We talked about Goliath’s size (somewhere between 7’7’’ and 9’9”). The Dead Sea scrolls say over 7 feet. His armor weighed about 250 pounds. He had to have a servant carry his shield, or he wouldn’t have been able to walk around.
We noted that David’s brothers mocked him asking, “Why did you really come up to the battlefield?” And they teased him about his lowly job of tending sheep. (Wait until they see what else he can do!)
David finally came to King Saul’s attention and the young lad began to ask some pertinent questions about Goliath: “Who is this guy anyway? Why hasn’t someone taken him on? Who will defend the honor of our God?”

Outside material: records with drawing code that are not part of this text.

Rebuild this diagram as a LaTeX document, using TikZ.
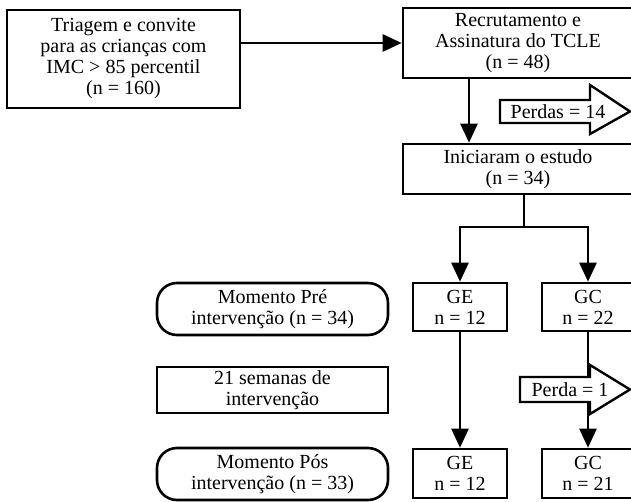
\documentclass[tikz,border=0pt]{standalone}
\usepackage{fontspec}
\setmainfont{Liberation Serif}
\usetikzlibrary{arrows.meta}
\begin{document}
\begin{tikzpicture}[x=1pt,y=-1pt,
  box/.style={draw, line width=2.6pt, align=center, font=\fontsize{20}{21}\selectfont, inner sep=0pt},
  rbox/.style={box, rounded corners=20pt},
  conn/.style={line width=2.6pt},
  arr/.style={conn, -{Triangle[width=17pt,length=19pt]}},
  lossarrow/.style={draw, line width=2.4pt, fill=white, line join=miter},
  txt/.style={font=\fontsize{20}{21}\selectfont, inner sep=0pt}]
\useasboundingbox (0,0) rectangle (631,502);
\clip (0,0) rectangle (631,502);
\node[box, minimum width=233pt, minimum height=98pt] (tri) at (123.5,59) {Triagem e convite\\para as crianças com\\IMC > 85 percentil\\(n = 160)};
\node[box, minimum width=230pt, minimum height=70pt] (rec) at (518,43) {Recrutamento e\\Assinatura do TCLE\\(n = 48)};
\node[box, minimum width=230pt, minimum height=50pt] (ini) at (518,169) {Iniciaram o estudo\\(n = 34)};
\node[box, minimum width=94pt, minimum height=48pt] (ge1) at (460,307) {GE\\n = 12};
\node[box, minimum width=92pt, minimum height=48pt] (gc1) at (588,307) {GC\\n = 22};
\node[box, minimum width=94pt, minimum height=49pt] (ge2) at (460,473.5) {GE\\n = 12};
\node[box, minimum width=92pt, minimum height=49pt] (gc2) at (588,473.5) {GC\\n = 21};
\node[rbox, minimum width=231pt, minimum height=52pt] (pre) at (272.5,309) {Momento Pré\\intervenção (n = 34)};
\node[box, minimum width=231pt, minimum height=46pt] (sem) at (272.5,390) {21 semanas de\\intervenção};
\node[rbox, minimum width=231pt, minimum height=52pt] (pos) at (272.5,474) {Momento Pós\\intervenção (n = 33)};
\draw[arr] (tri.east |- rec.west) -- (rec.west);
\draw[arr] ([xshift=-49pt]rec.south) -- ([xshift=-49pt]ini.north);
\coordinate (split) at (524,227);
\draw[conn] ([xshift=6pt]ini.south) -- (split);
\draw[arr] (split) -| (ge1.north);
\draw[arr] (split) -| (gc1.north);
\draw[arr] (ge1) -- (ge2);
\draw[arr] (gc1) -- (gc2);
\draw[lossarrow] (500,100) -- (590,100) -- (590,85) -- (630,111.5) -- (590,134) -- (590,123) -- (500,123) -- cycle;
\node[txt] (perdas) at (558,112) {Perdas = 14};
\draw[lossarrow] (520,377) -- (590,377) -- (590,365) -- (630,389.5) -- (590,414) -- (590,402) -- (520,402) -- cycle;
\node[txt] (perda) at (570,390) {Perda = 1};
\end{tikzpicture}
\end{document}
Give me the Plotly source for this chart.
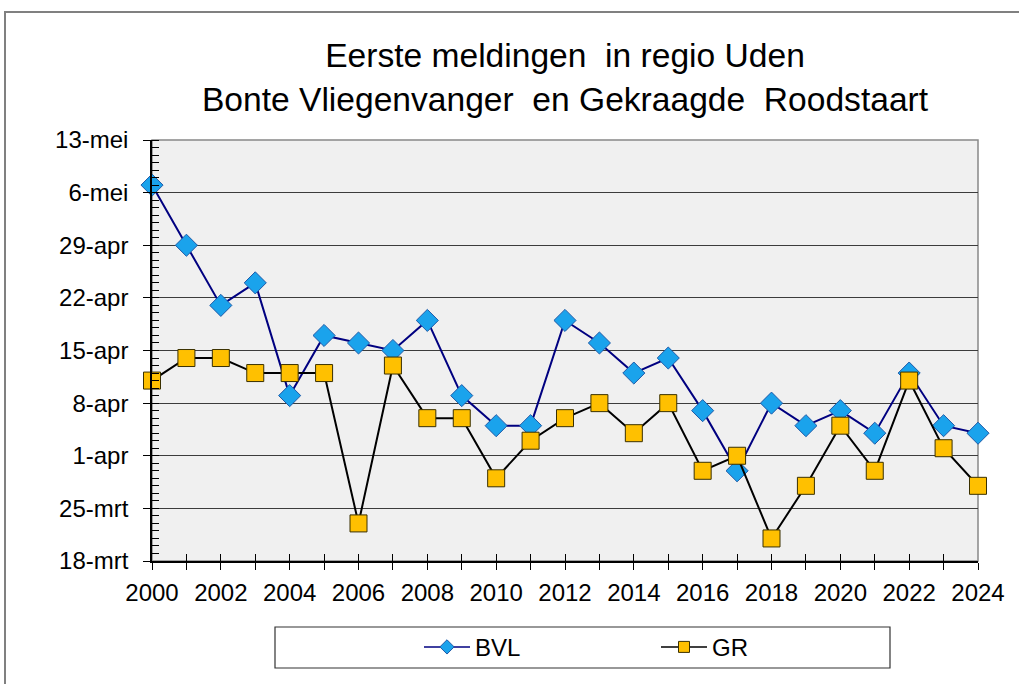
import plotly.graph_objects as go

# First sightings per year (month-day) in regio Uden
years = list(range(2000, 2025))
bvl = ["05-07", "04-29", "04-21", "04-24", "04-09", "04-17", "04-16", "04-15", "04-19",
       "04-09", "04-05", "04-05", "04-19", "04-16", "04-12", "04-14", "04-07", "03-30",
       "04-08", "04-05", "04-07", "04-04", "04-12", "04-05", "04-04"]
gr = ["04-11", "04-14", "04-14", "04-12", "04-12", "04-12", "03-23", "04-13", "04-06",
      "04-06", "03-29", "04-03", "04-06", "04-08", "04-04", "04-08", "03-30", "04-01",
      "03-21", "03-28", "04-05", "03-30", "04-11", "04-02", "03-28"]

y_tick_dates = ["03-18", "03-25", "04-01", "04-08", "04-15", "04-22", "04-29", "05-06", "05-13"]
y_tick_text = ["18-mrt", "25-mrt", "1-apr", "8-apr", "15-apr", "22-apr", "29-apr", "6-mei", "13-mei"]
x_tick_years = list(range(2000, 2025, 2))

REF_YEAR = "2001-"


def as_date(md):
    return [REF_YEAR + d for d in md]


FONT = "Liberation Sans, Arial, sans-serif"

series = [
    dict(name="BVL", y=bvl, line="#000080", symbol="diamond", fill="#1aa3ec", edge="#1f5aa8"),
    dict(name="GR", y=gr, line="#000000", symbol="square", fill="#ffc000", edge="#3a3000"),
]

fig = go.Figure()

for s in series:
    fig.add_trace(go.Scatter(
        x=years, y=as_date(s["y"]), name=s["name"], mode="lines+markers",
        line=dict(color=s["line"], width=2),
        marker=dict(symbol=s["symbol"], size=17, color=s["fill"],
                    line=dict(color=s["edge"], width=1)),
        cliponaxis=False, showlegend=False, legendgroup=s["name"],
    ))
for s in series:
    # legend entries with smaller symbols and thinner lines
    fig.add_trace(go.Scatter(
        x=[None], y=[None], name=s["name"], mode="lines+markers",
        line=dict(color=s["line"], width=1.5),
        marker=dict(symbol=s["symbol"], size=11, color=s["fill"],
                    line=dict(color=s["edge"], width=1)),
        showlegend=True, legendgroup=s["name"],
    ))

# invisible helper trace so the overlaid tick axis is drawn
fig.add_trace(go.Scatter(x=[years[0]], y=as_date([gr[0]]), xaxis="x2", mode="markers",
                         marker=dict(opacity=0), showlegend=False, hoverinfo="skip"))

fig.update_layout(
    width=1019, height=684,
    margin=dict(l=152, r=41, t=140, b=123),
    paper_bgcolor="white",
    plot_bgcolor="#f0f0f0",
    font=dict(family=FONT, size=24, color="#000000"),
    title=dict(
        text="Eerste meldingen  in regio Uden<br>Bonte Vliegenvanger  en Gekraagde  Roodstaart",
        font=dict(family=FONT, size=33.6, color="#000000"),
        x=0.5, xref="paper", xanchor="center",
        y=1 - 67 / 684, yref="container", yanchor="middle",
    ),
    xaxis=dict(
        range=[2000, 2024], tickvals=x_tick_years, ticktext=[str(v) for v in x_tick_years],
        ticks="outside", ticklen=7, tickcolor="#000000", tickwidth=1,
        minor=dict(dtick=1, tick0=2000, ticks="outside", ticklen=7, tickcolor="#000000"),
        showline=True, linecolor="#000000", linewidth=1.5,
        showgrid=False, zeroline=False,
        tickfont=dict(size=24), ticklabelstandoff=2,
    ),
    xaxis2=dict(
        overlaying="x", matches="x", side="bottom", range=[2000, 2024],
        tickvals=x_tick_years, ticks="inside", ticklen=7, tickcolor="#000000",
        minor=dict(dtick=1, tick0=2000, ticks="inside", ticklen=7, tickcolor="#000000"),
        showticklabels=False, showline=False, showgrid=False, zeroline=False,
    ),
    yaxis=dict(
        type="date",
        range=[REF_YEAR + "03-18", REF_YEAR + "05-13"],
        tickvals=as_date(y_tick_dates), ticktext=y_tick_text,
        ticks="outside", ticklen=7, tickcolor="#000000",
        minor=dict(dtick=86400000, tick0=REF_YEAR + "03-18", ticks="inside",
                   ticklen=7, tickcolor="#000000", showgrid=False),
        showline=True, linecolor="#000000", linewidth=1.5,
        showgrid=True, gridcolor="#3c3c3c", gridwidth=1,
        zeroline=False, tickfont=dict(size=24), ticklabelstandoff=10,
    ),
    legend=dict(
        orientation="h", x=(419 - 152) / 826, xanchor="left", y=-0.205, yanchor="middle",
        yref="paper", bgcolor="rgba(0,0,0,0)",
        entrywidth=176, entrywidthmode="pixels", itemwidth=46,
        font=dict(family=FONT, size=24),
    ),
    showlegend=True,
)

# plot-area frame (gray top/right), legend box and outer chart frame
fig.add_shape(type="rect", xref="paper", yref="paper", x0=0, x1=1, y0=0, y1=1,
              line=dict(color="#888888", width=1.5), layer="below")
fig.add_shape(type="rect", xref="paper", yref="paper",
              x0=(275 - 152) / 826, x1=(890 - 152) / 826,
              y0=(561 - 668) / 421, y1=(561 - 627) / 421,
              line=dict(color="#333333", width=1.2), fillcolor="#ffffff")
fig.add_shape(type="rect", xref="paper", yref="paper",
              x0=(5 - 152) / 826, x1=(1040 - 152) / 826,
              y0=(561 - 700) / 421, y1=(561 - 12) / 421,
              line=dict(color="#808080", width=2))

fig.write_html("out.html")
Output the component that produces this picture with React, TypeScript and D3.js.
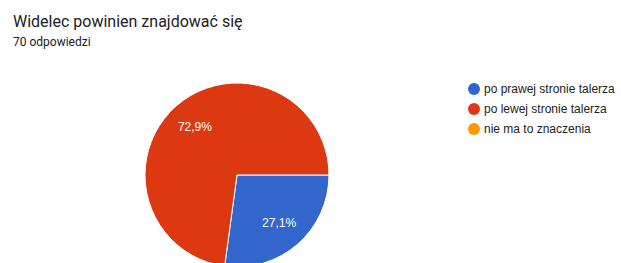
import React from "react";
import * as d3 from "d3";

const categories = ["po prawej stronie talerza", "po lewej stronie talerza", "nie ma to znaczenia"];
const counts = [19, 51, 0];
const colors = ["#3366cc", "#dc3912", "#ff9900"];
const labels = ["27,1%", "72,9%", ""];
const title = "Widelec powinien znajdować się";
const subtitle = "70 odpowiedzi";

export default function App() {
  const W = 621, H = 263;
  const cx = 237, cy = 175, r = 92;
  const pie = d3.pie<number>().sort(null).value(d => d).startAngle(Math.PI / 2).endAngle(Math.PI / 2 + 2 * Math.PI);
  const arcs = pie(counts);
  const arc = d3.arc<d3.PieArcDatum<number>>().innerRadius(0).outerRadius(r);
  const labelArc = d3.arc<d3.PieArcDatum<number>>().innerRadius(64).outerRadius(64);
  const chartFont = "Arial, 'Liberation Sans', sans-serif";
  return (
    <div style={{ position: "absolute", left: 0, top: 0 }}>
      <svg width={W} height={H} style={{ display: "block", fontFamily: "Roboto, Arial, sans-serif" }}>
        <rect width={W} height={H} fill="#fff" />
        <text x={13} y={27} fontSize={16} fill="#202124">{title}</text>
        <text x={13} y={46} fontSize={12} fill="#202124">{subtitle}</text>
        <g transform={`translate(${cx},${cy})`}>
          {arcs.map((a, i) => a.value > 0 ? (
            <path key={i} d={arc(a) || ""} fill={colors[i]} stroke="#fff" strokeWidth={1} />
          ) : null)}
          {arcs.map((a, i) => a.value > 0 ? (
            <text key={"l" + i} transform={`translate(${labelArc.centroid(a)})`} textAnchor="middle" dy="0.35em" fontSize={12} fontFamily={chartFont} fill="#fff">{labels[i]}</text>
          ) : null)}
        </g>
        <g>
          {categories.map((c, i) => (
            <g key={c} transform={`translate(474,${89 + i * 20})`}>
              <circle r={6} fill={colors[i]} />
              <text x={10} dy="0.35em" fontSize={12} fontFamily={chartFont} fill="#222">{c}</text>
            </g>
          ))}
        </g>
      </svg>
    </div>
  );
}
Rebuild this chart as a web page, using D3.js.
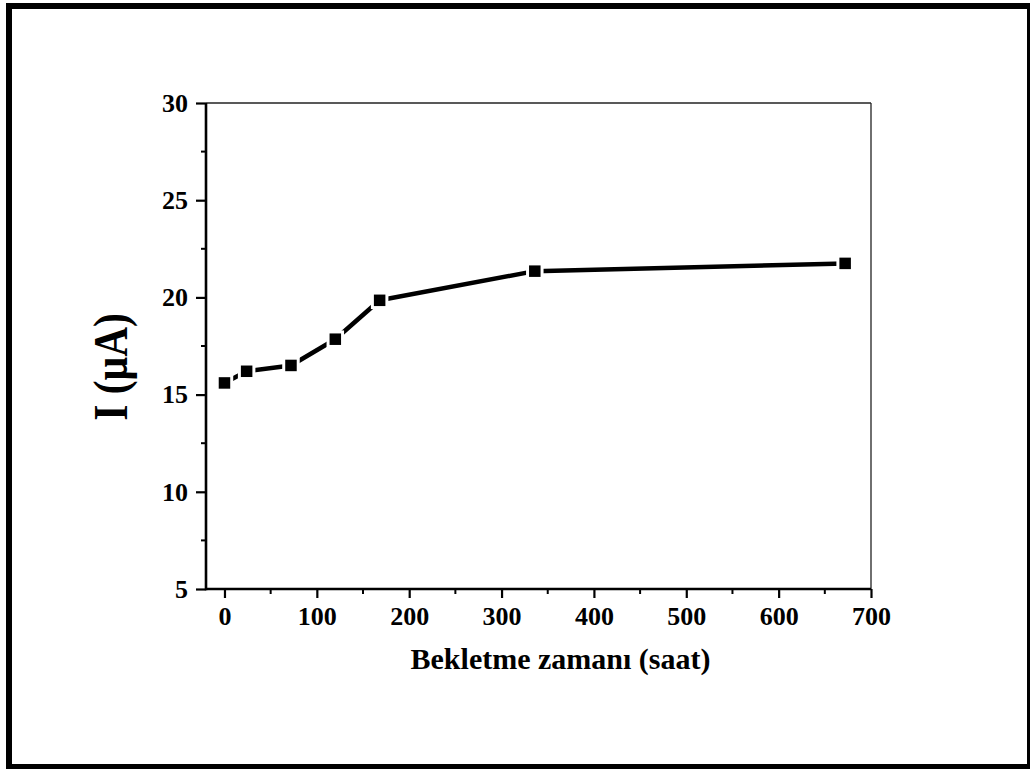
<!DOCTYPE html>
<html>
<head>
<meta charset="utf-8">
<script src="https://cdn.jsdelivr.net/npm/d3@7"></script>
<style>
  html, body { margin: 0; padding: 0; background: #fff; }
  svg { display: block; }
  text { font-family: "Liberation Serif", "Times New Roman", serif; font-weight: bold; fill: #000; }
</style>
</head>
<body>
<svg id="chart" width="1030" height="769"></svg>
<script>
// Storage time (hours) and measured current (µA)
const hours   = [0, 24, 72, 120, 168, 336, 672];
const current = [15.6, 16.2, 16.5, 17.85, 19.85, 21.35, 21.75];

const xMajorTicks = [0, 100, 200, 300, 400, 500, 600, 700];
const xMinorTicks = [50, 150, 250, 350, 450, 550, 650];
const yMajorTicks = [5, 10, 15, 20, 25, 30];
const yMinorTicks = [7.5, 12.5, 17.5, 22.5, 27.5];

const xTitle = "Bekletme zamanı (saat)";
const yTitle = "I (µA)";

const svg = d3.select("#chart");

// Frame around the whole figure
svg.append("rect")
  .attr("x", 9).attr("y", 6)
  .attr("width", 1021).attr("height", 761)
  .attr("fill", "none").attr("stroke", "#000").attr("stroke-width", 6);

const plotLeft = 206, plotRight = 871, plotTop = 103, plotBottom = 589;

const x = d3.scaleLinear().domain([-20, 700]).range([plotLeft, plotRight]);
const y = d3.scaleLinear().domain([5, 30]).range([plotBottom, plotTop]);

// Thin top and right frame lines of the plot box
svg.append("line").attr("x1", plotLeft).attr("x2", plotRight).attr("y1", plotTop).attr("y2", plotTop)
  .attr("stroke", "#222").attr("stroke-width", 1.3);
svg.append("line").attr("x1", plotRight).attr("x2", plotRight).attr("y1", plotTop).attr("y2", plotBottom)
  .attr("stroke", "#222").attr("stroke-width", 1.3);

// Minor ticks
const gMinor = svg.append("g");
gMinor.selectAll("line.xm").data(xMinorTicks).join("line")
  .attr("class", "xm")
  .attr("x1", d => x(d)).attr("x2", d => x(d))
  .attr("y1", plotBottom).attr("y2", plotBottom + 5)
  .attr("stroke", "#000").attr("stroke-width", 2);
gMinor.selectAll("line.ym").data(yMinorTicks).join("line")
  .attr("class", "ym")
  .attr("x1", plotLeft - 5).attr("x2", plotLeft)
  .attr("y1", d => y(d)).attr("y2", d => y(d))
  .attr("stroke", "#000").attr("stroke-width", 2);

// Bottom axis
const xAxis = d3.axisBottom(x).tickValues(xMajorTicks).tickSize(9).tickSizeOuter(0).tickPadding(9)
  .tickFormat(d3.format("d"));
const gx = svg.append("g").attr("transform", `translate(0,${plotBottom})`).call(xAxis);
gx.select(".domain").attr("stroke-width", 2.6).attr("d", `M${plotLeft},0H${plotRight}`);
gx.selectAll(".tick line").attr("stroke-width", 2.2);
gx.selectAll(".tick text").style("font-family", '"Liberation Serif", serif')
  .style("font-weight", "bold").style("font-size", "26px");

// Left axis
const yAxis = d3.axisLeft(y).tickValues(yMajorTicks).tickSize(10).tickSizeOuter(0).tickPadding(8)
  .tickFormat(d3.format("d"));
const gy = svg.append("g").attr("transform", `translate(${plotLeft},0)`).call(yAxis);
gy.select(".domain").attr("stroke-width", 2.6).attr("d", `M0,${plotBottom + 1.3}V${plotTop}`);
gy.selectAll(".tick line").attr("stroke-width", 2.2);
gy.selectAll(".tick text").style("font-family", '"Liberation Serif", serif')
  .style("font-weight", "bold").style("font-size", "26px");

// Axis titles
svg.append("text")
  .attr("x", (x(-20) + x(700)) / 2 + 22).attr("y", 669)
  .attr("text-anchor", "middle")
  .style("font-size", "30px")
  .text(xTitle);

svg.append("text")
  .attr("transform", "translate(127,367) rotate(-90) scale(0.86,1)")
  .attr("text-anchor", "middle")
  .style("font-size", "48px")
  .text(yTitle);

// Data line
const pts = hours.map((h, i) => [h, current[i]]);
svg.append("path")
  .datum(pts)
  .attr("fill", "none").attr("stroke", "#000").attr("stroke-width", 4.5)
  .attr("stroke-linejoin", "round")
  .attr("d", d3.line().x(d => x(d[0])).y(d => y(d[1])));

// Square markers with a white halo that opens small gaps in the line
const ms = 11.5;
svg.selectAll("rect.pt").data(pts).join("rect")
  .attr("class", "pt")
  .attr("x", d => x(d[0]) - ms / 2).attr("y", d => y(d[1]) - ms / 2)
  .attr("width", ms).attr("height", ms)
  .attr("fill", "#000").attr("stroke", "#fff").attr("stroke-width", 6)
  .attr("paint-order", "stroke");
</script>
</body>
</html>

And then Saul began to prepare David for battle. And he did so in the only way he knew. He began to dress David in his own armor. He covered David in a coat of some kind of mail. He put shin guards on him. He adjusted his own bronze helmet on the young boy.
Pretty soon it became obvious that Saul’s man sized suit of armor and his sword, shield and other battle implements did not physically fit David. David took it all off and grabbed 5 stones and his slingshot. One shot later, Goliath was done.
Saul thought his routine, his weapons and his plans would serve David in the battle. But that just isn’t the case. David needed a tailor-made “weapon” in order to defeat his enemy.
And so it is with us. Whatever “giant” you might be facing this week, be sure to seek the Lord for fresh insight and spiritual weapons. You can’t reuse the blessings of a friend or “wear” the armor of a trusted pastor or Bible teacher. When we stand before the giant of fear or lust or jealousy or anger or whatever, our approach has to be bathed in updated prayer, using current insight for God’s word, applied in a meaningful personal way.
Saul’s armor didn’t work for David. And trying to mirror someone else’s faith won’t work for us either. One size of faith does not fit all. Let’s make sure this week we appropriate the right spiritual “armor” and be properly outfitted for our own battles.